[97] The inquiry seems to refer to the morning gift. "Die Morgengabe ist ein Geschenk des Mannes als Zeichen der Liebe (in signum amoris), für die Uebergabe der vollen Schönheit (in honore pulchritudinis) und der Jungfräulichkeit (pretium virginitatis)." Weinhold, Die deutschen Frauen in dem Mittelalter, S. 270.

[98] And again, "Is it the saddle, your horse, or your true-love?" almost exactly as in our B, E, F, Grundtvig, 40 C, E, F, Afzelius, 91, Landstad, 45, 52. So the Scottish ballad, 'The Cruel Brother,' B 15 f.

[99] The auld belly-blind man in 'Earl Richard,' 443, 451, Kinloch's A. S. Ballads, p. 15, retains the bare name; and Belly Blind, or Billie Blin, is the Scotch name for the game of Blindman's-buff.

[100] Gisbertus Voetius, De Miraculis, Disput., II, 1018. Cited also by Schmeller, Bayerisches Wörterbuch, from J. Prætorius's Alectryomantia, p. 3.

[101] Merlin, in Layamon, v. 17130 ff (as pointed out by Grundtvig, I, 274), says that his mind is balewise, "mi gæst is bæliwis," and that he is not disposed to gladness, mirth, or good words.


[6]
WILLIE'S LADY

a. 'Willie's Lady,' Fraser-Tytler MS.

b. 'Sweet Willy,' Jamieson-Brown MS., No 15, fol. 33.

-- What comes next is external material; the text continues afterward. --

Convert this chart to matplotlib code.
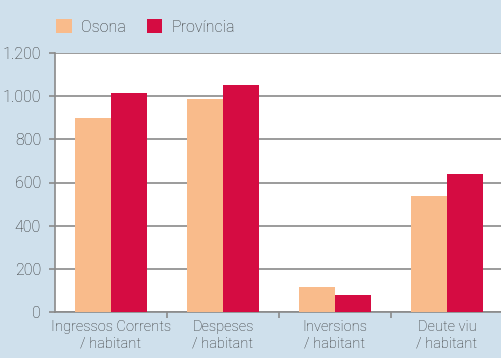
import matplotlib
matplotlib.use("Agg")
import matplotlib.pyplot as plt
import numpy as np

categories = ["Ingressos Corrents\n/ habitant", "Despeses\n/ habitant",
              "Inversions\n/ habitant", "Deute viu\n/ habitant"]
osona = [900, 987, 116, 538]
provincia = [1015, 1052, 79, 640]
yticks = [0, 200, 400, 600, 800, 1000, 1200]
ytick_labels = ["0", "200", "400", "600", "800", "1.000", "1.200"]

plt.rcParams["font.family"] = ["Roboto", "DejaVu Sans"]
plt.rcParams["font.weight"] = "light"

bg = "#cfe0ec"
c_osona = "#f9bb8b"
c_prov = "#d50c42"
grid_c = "#8a8a8a"
txt_c = "#333333"

fig = plt.figure(figsize=(5.01, 3.58), dpi=100, facecolor=bg)
ax = fig.add_axes([55 / 501, 46 / 358, 448 / 501, 259 / 358])
ax.set_facecolor("white")

x = np.arange(len(categories))
w = 0.325
ax.bar(x - w / 2, osona, w, color=c_osona, zorder=3, label="Osona")
ax.bar(x + w / 2, provincia, w, color=c_prov, zorder=3, label="Província")

ax.set_xlim(-0.5, 3.5)
ax.set_ylim(0, 1200)
ax.set_yticks(yticks)
ax.set_yticklabels(ytick_labels)
ax.yaxis.grid(True, color=grid_c, linewidth=1.2, zorder=1)
ax.set_xticks(x)
ax.set_xticklabels(categories, linespacing=1.2)
ax.set_xticks([0.5, 1.5, 2.5], minor=True)
ax.tick_params(axis="x", which="major", length=0, pad=6, labelsize=10.5, labelcolor=txt_c)
ax.tick_params(axis="x", which="minor", length=4, width=1.2, color=grid_c, direction="out")
ax.tick_params(axis="y", length=4, width=1.2, color=grid_c, pad=6, labelsize=11.5, labelcolor=txt_c)

for side in ["top", "right"]:
    ax.spines[side].set_visible(False)
for side in ["left", "bottom"]:
    ax.spines[side].set_color(grid_c)
    ax.spines[side].set_linewidth(1.2)

leg = fig.legend(loc="upper left", bbox_to_anchor=(42 / 501, 1 - 5 / 358), ncol=2,
                 frameon=False, fontsize=11.5, handlelength=0.95, handleheight=0.95,
                 handletextpad=0.6, columnspacing=1.3, labelcolor=txt_c)

fig.savefig("out.png", dpi=100, facecolor=bg)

a, 'Willie's Lady,' was No 1 in the manuscript of fifteen ballads furnished William Tytler by Mrs Brown in 1783, and having been written down a little later than b may be regarded as a revised copy. This manuscript, as remarked under No 5, is not now in the possession of the Fraser-Tytler family, having often been most liberally lent, and, probably, at last not returned. But a transcript had been made by the grandfather of the present family of two of the pieces contained in it, and 'Willie's Lady' is one of these two.